The Rise and Fall of the Broadway Musical


by Mark N. Grant


by Michael Bowen


They don't make 'em like they used to, and Mark N. Grant knows why. Actually, they made 'em badly once before, back when musicals were slapdash vaudeville shows. Yet now, as Grant explains in The Rise and Fall of the Broadway Musical (Northeastern University Press), after the golden era of a half-century ago, musicals are back to being an "inconsequential enter-tainment genre." String together a bunch of songs and gags and you've got a "jukeboxical." It's the New Vaudeville.


But why did the American musical rise with Show Boat only to sink around the time of Fiddler?

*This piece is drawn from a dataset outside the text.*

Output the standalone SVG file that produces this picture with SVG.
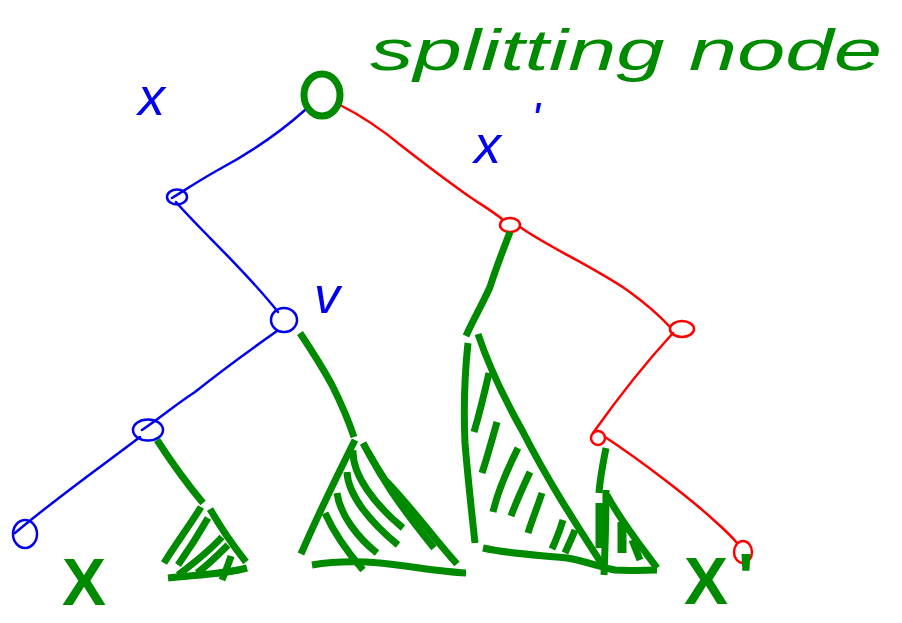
<svg xmlns="http://www.w3.org/2000/svg" width="902" height="623" viewBox="0 0 902 623">
<style>
.bl{fill:none;stroke:#0000ee;stroke-width:2.5;stroke-linecap:round;stroke-linejoin:round}
.rd{fill:none;stroke:#ff0000;stroke-width:2.5;stroke-linecap:round;stroke-linejoin:round}
.gr{fill:none;stroke:#008a00;stroke-width:7;stroke-linecap:butt;stroke-linejoin:round}
.lbl{font-family:"Liberation Sans",Arial,sans-serif;font-style:italic}
.bt{fill:#0000ee}
.gt{fill:#008a00}
</style>
<rect width="902" height="623" fill="#ffffff"/>
<g id="connectors">
<path class="bl" d="M305,110 C285,128 255,150 218,170 C200,180 185,190 172,198"/>
<path class="bl" d="M176,202 C200,230 245,270 278,312"/>
<path class="bl" d="M277,331 C250,350 220,372 195,392 C175,405 160,418 142,430"/>
<path class="bl" d="M140,437 C110,460 60,495 15,533"/>
<path class="rd" d="M340,105 C360,115 385,132 403,147 C430,168 450,183 470,197 C485,207 495,213 502,219"/>
<path class="rd" d="M520,227 C550,248 590,265 627,290 C645,303 660,316 670,327"/>
<path class="rd" d="M673,333 C650,358 620,395 593,433"/>
<path class="rd" d="M605,437 C640,460 690,498 717,523 C727,532 733,538 737,543"/>
</g>
<g id="root"><ellipse cx="322" cy="95" rx="18" ry="21" fill="none" stroke="#008a00" stroke-width="7"/></g>
<g id="n1"><ellipse cx="177" cy="197" rx="10" ry="7.5" class="bl"/></g>
<g id="v"><ellipse cx="284" cy="320" rx="13" ry="12" class="bl"/></g>
<g id="n3"><ellipse cx="148" cy="430" rx="15" ry="10.5" class="bl"/></g>
<g id="leaf"><ellipse cx="25" cy="534" rx="12" ry="14" class="bl"/></g>
<g id="rA"><ellipse cx="510" cy="225" rx="10" ry="7" class="rd"/></g>
<g id="rB"><ellipse cx="682" cy="329" rx="12" ry="8" class="rd"/></g>
<g id="rC"><ellipse cx="598" cy="438" rx="7" ry="7" class="rd"/></g>
<g id="rD"><ellipse cx="743" cy="552" rx="9" ry="11" class="rd"/></g>
<g id="subtree-n3">
<path class="gr" d="M157,440 C170,460 188,485 203,503"/>
<path class="gr" d="M201,507 C190,525 175,545 164,563"/>
<path class="gr" d="M210,509 C222,530 235,548 246,562"/>
<path class="gr" d="M168,578 C195,575 225,574 247,568"/>
<path class="gr" d="M178,565 C190,548 200,532 208,518"/>
<path class="gr" d="M178,575 C198,560 212,548 222,537"/>
<path class="gr" d="M197,573 C208,565 218,555 228,545"/>
<path class="gr" d="M222,580 C226,570 229,563 231,556"/>
</g>
<g id="subtree-v">
<path class="gr" d="M300,333 C310,348 320,363 332,385 C342,405 349,422 354,437"/>
<path class="gr" d="M355,440 C340,470 320,510 301,554"/>
<path class="gr" d="M363,443 C372,460 380,472 385,480 C410,505 435,540 457,564"/>
<path class="gr" d="M368,452 C380,475 395,500 434,548"/>
<path class="gr" d="M312,565 C330,562 355,561 380,563 C410,566 440,572 466,573"/>
<path class="gr" d="M353,450 C352,475 375,505 403,528"/>
<path class="gr" d="M347,472 C348,495 370,522 398,545"/>
<path class="gr" d="M337,493 C340,515 358,538 377,553"/>
<path class="gr" d="M325,513 C335,535 350,555 363,570"/>
</g>
<g id="subtree-rA">
<path class="gr" d="M510,232 C503,250 496,268 490,287 C482,305 473,320 466,336"/>
<path class="gr" d="M468,343 C464,380 464,420 465,443 C468,480 472,515 475,543"/>
<path class="gr" d="M478,334 C490,370 505,400 523,432 C550,485 580,530 607,572"/>
<path class="gr" d="M483,548 C510,554 540,555 567,558 C585,561 600,567 615,570 C630,571 645,570 657,570"/>
<path class="gr" d="M489,373 C484,395 479,415 474,432"/>
<path class="gr" d="M497,422 C492,440 487,458 482,473"/>
<path class="gr" d="M518,448 C508,468 498,490 493,512"/>
<path class="gr" d="M530,472 C523,487 516,502 511,516"/>
<path class="gr" d="M542,493 C537,508 532,520 528,533"/>
<path class="gr" d="M563,520 C560,530 556,540 552,549"/>
<path class="gr" d="M575,530 C572,538 568,546 565,553"/>
</g>
<g id="subtree-rC">
<path class="gr" d="M606,448 C603,463 600,478 599,493"/>
<path class="gr" d="M606,490 C606,520 605,550 604,575"/>
<path class="gr" d="M607,495 C620,520 640,545 657,568"/>
<path class="gr" d="M600,503 L600,548" style="stroke-width:9"/>
<path class="gr" d="M622,522 L622,553" style="stroke-width:9"/>
<path class="gr" d="M632,540 L640,560"/>
</g>
<g id="labels">
<text class="lbl gt" x="370" y="70" font-size="58" textLength="512" lengthAdjust="spacingAndGlyphs">splitting node</text>
<text class="lbl bt" x="138" y="115" font-size="54">x</text>
<text class="lbl bt" x="474" y="163" font-size="54">x<tspan dx="30" dy="-28" font-size="46">'</tspan></text>
<text class="lbl bt" x="314" y="313" font-size="52">v</text>
<text class="gt" x="62" y="605" font-size="66" font-family="Liberation Sans, Arial, sans-serif" font-weight="bold">X</text>
<text class="gt" x="684" y="604" font-size="66" font-family="Liberation Sans, Arial, sans-serif" font-weight="bold">X<tspan dx="10" dy="-4">'</tspan></text>
</g>
</svg>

Singers chose expressiveness over the classically trained voice -- which worked fine for awhile, until microphones projected voices, which led to amplified musical instruments, which only cranked up the volume still more. The transition from the four-beat foxtrot to the less versatile rock groove elevated rhythm over melody, making lyrics louder but less expressive. The rise of choreographers and designers relegated writers to a secondary role, emphasizing spectacle over story. Hypervisual directors seek out spectacle because we live in a visual and oral rather than written culture; modernism is skeptical of narrative, anyway. Serious dramatists have abandoned musical comedy.


But words, narrative and character, as Grant emphasizes, are the heart of musical theater. And Broadway's golden era boasted a synergy among composers, lyricists, writers, choreographers and designers that led to gems like Guys and Dolls.


Rise and Fall has the weakness of a thesis-driven book: everything from 1927-66, good; everything before or after, bad. Interestingly, Grant doesn't locate the breakdown in Jesus Christ Superstar or Cats (which are more like concerts than plays). Instead, the downfall came ... in the title song of Hello, Dolly! There's no reason for those waiters to get all hysterical about Dolly's return; the scene doesn't tell us anything about her. It's just spectacle for its own sake: the beginning of the Disney and Euro-Pop McMusical.


Grant can get overly technical about musical theory; he disparages sung-through "poperettas" without really saying why; and he offers few solutions. But he clearly denotes what's right and wrong about musical theater, just as his book's cover juxtaposes the original Laurey in Oklahoma! with a character from Mamma Mia! (Just kidding! That's Boy George in Taboo. Nobody thinks Broadway is in decline just because there's a musical based on the works of ABBA. Do they?)